■ **INSTRUCTION**
Reproduce each line of the material exactly, minus any picture.

■ **INFORMATION SHOWN**
»»
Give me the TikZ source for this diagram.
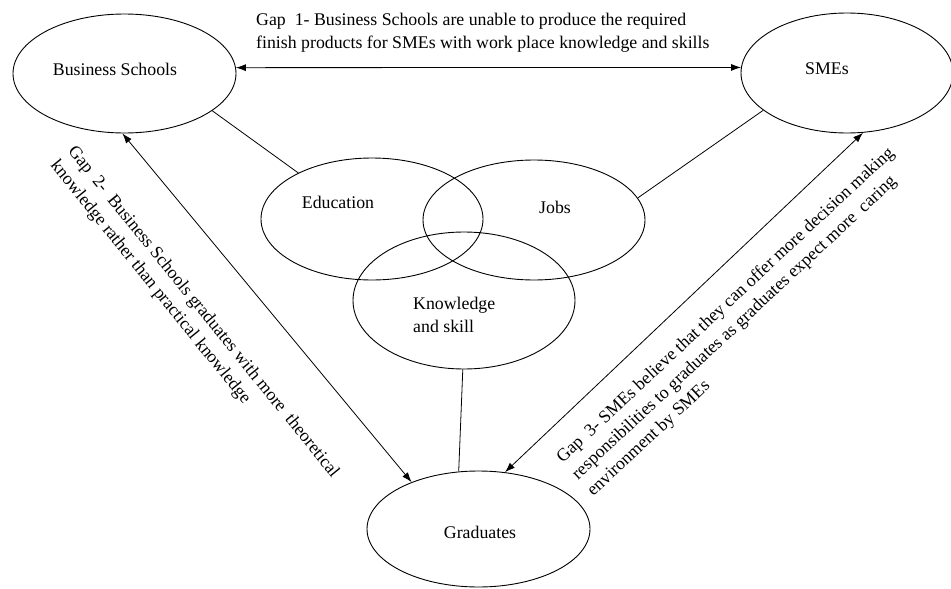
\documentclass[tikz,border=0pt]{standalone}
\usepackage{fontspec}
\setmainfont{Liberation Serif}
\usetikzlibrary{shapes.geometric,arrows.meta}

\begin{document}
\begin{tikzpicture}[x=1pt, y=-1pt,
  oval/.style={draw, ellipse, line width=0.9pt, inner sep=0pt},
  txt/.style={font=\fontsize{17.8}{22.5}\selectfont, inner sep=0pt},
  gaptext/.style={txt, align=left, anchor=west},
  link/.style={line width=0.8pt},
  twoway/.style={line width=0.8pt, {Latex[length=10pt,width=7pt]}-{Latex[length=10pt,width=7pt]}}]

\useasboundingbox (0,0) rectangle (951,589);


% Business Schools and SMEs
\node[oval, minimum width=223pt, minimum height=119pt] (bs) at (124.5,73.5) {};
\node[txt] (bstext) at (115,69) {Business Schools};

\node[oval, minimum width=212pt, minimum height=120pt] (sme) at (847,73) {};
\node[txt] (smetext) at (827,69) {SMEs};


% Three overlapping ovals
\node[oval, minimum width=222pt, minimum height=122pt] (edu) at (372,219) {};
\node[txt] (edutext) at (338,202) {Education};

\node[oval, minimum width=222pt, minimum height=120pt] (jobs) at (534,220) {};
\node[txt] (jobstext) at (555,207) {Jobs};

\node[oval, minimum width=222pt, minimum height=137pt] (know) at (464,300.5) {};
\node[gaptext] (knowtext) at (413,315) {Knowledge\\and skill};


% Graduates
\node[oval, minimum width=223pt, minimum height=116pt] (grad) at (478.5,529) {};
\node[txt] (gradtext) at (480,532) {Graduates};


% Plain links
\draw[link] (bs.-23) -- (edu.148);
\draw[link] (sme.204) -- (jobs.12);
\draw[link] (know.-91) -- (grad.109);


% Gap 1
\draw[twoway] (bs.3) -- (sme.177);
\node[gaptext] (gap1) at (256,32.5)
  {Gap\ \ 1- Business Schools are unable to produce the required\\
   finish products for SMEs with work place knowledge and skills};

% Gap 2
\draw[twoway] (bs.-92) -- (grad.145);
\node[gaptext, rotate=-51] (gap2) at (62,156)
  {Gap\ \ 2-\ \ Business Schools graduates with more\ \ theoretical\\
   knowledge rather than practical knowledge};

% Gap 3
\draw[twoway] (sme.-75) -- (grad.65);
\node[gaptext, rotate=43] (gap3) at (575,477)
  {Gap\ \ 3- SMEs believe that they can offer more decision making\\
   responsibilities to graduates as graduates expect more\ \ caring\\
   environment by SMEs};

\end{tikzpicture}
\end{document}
««
■ **SOLUTION FOR THIS TASK**
Give me the TikZ source for this diagram.
\documentclass[tikz,border=0pt]{standalone}
\usepackage{fontspec}
\setmainfont{Liberation Serif}
\usetikzlibrary{shapes.geometric,arrows.meta}

\begin{document}
\begin{tikzpicture}[x=1pt, y=-1pt,
  oval/.style={draw, ellipse, line width=0.9pt, inner sep=0pt},
  txt/.style={font=\fontsize{17.8}{22.5}\selectfont, inner sep=0pt},
  gaptext/.style={txt, align=left, anchor=west},
  link/.style={line width=0.8pt},
  twoway/.style={line width=0.8pt, {Latex[length=10pt,width=7pt]}-{Latex[length=10pt,width=7pt]}}]

\useasboundingbox (0,0) rectangle (951,589);


% Business Schools and SMEs
\node[oval, minimum width=223pt, minimum height=119pt] (bs) at (124.5,73.5) {};
\node[txt] (bstext) at (115,69) {Business Schools};

\node[oval, minimum width=212pt, minimum height=120pt] (sme) at (847,73) {};
\node[txt] (smetext) at (827,69) {SMEs};


% Three overlapping ovals
\node[oval, minimum width=222pt, minimum height=122pt] (edu) at (372,219) {};
\node[txt] (edutext) at (338,202) {Education};

\node[oval, minimum width=222pt, minimum height=120pt] (jobs) at (534,220) {};
\node[txt] (jobstext) at (555,207) {Jobs};

\node[oval, minimum width=222pt, minimum height=137pt] (know) at (464,300.5) {};
\node[gaptext] (knowtext) at (413,315) {Knowledge\\and skill};


% Graduates
\node[oval, minimum width=223pt, minimum height=116pt] (grad) at (478.5,529) {};
\node[txt] (gradtext) at (480,532) {Graduates};


% Plain links
\draw[link] (bs.-23) -- (edu.148);
\draw[link] (sme.204) -- (jobs.12);
\draw[link] (know.-91) -- (grad.109);


% Gap 1
\draw[twoway] (bs.3) -- (sme.177);
\node[gaptext] (gap1) at (256,32.5)
  {Gap\ \ 1- Business Schools are unable to produce the required\\
   finish products for SMEs with work place knowledge and skills};

% Gap 2
\draw[twoway] (bs.-92) -- (grad.145);
\node[gaptext, rotate=-51] (gap2) at (62,156)
  {Gap\ \ 2-\ \ Business Schools graduates with more\ \ theoretical\\
   knowledge rather than practical knowledge};

% Gap 3
\draw[twoway] (sme.-75) -- (grad.65);
\node[gaptext, rotate=43] (gap3) at (575,477)
  {Gap\ \ 3- SMEs believe that they can offer more decision making\\
   responsibilities to graduates as graduates expect more\ \ caring\\
   environment by SMEs};

\end{tikzpicture}
\end{document}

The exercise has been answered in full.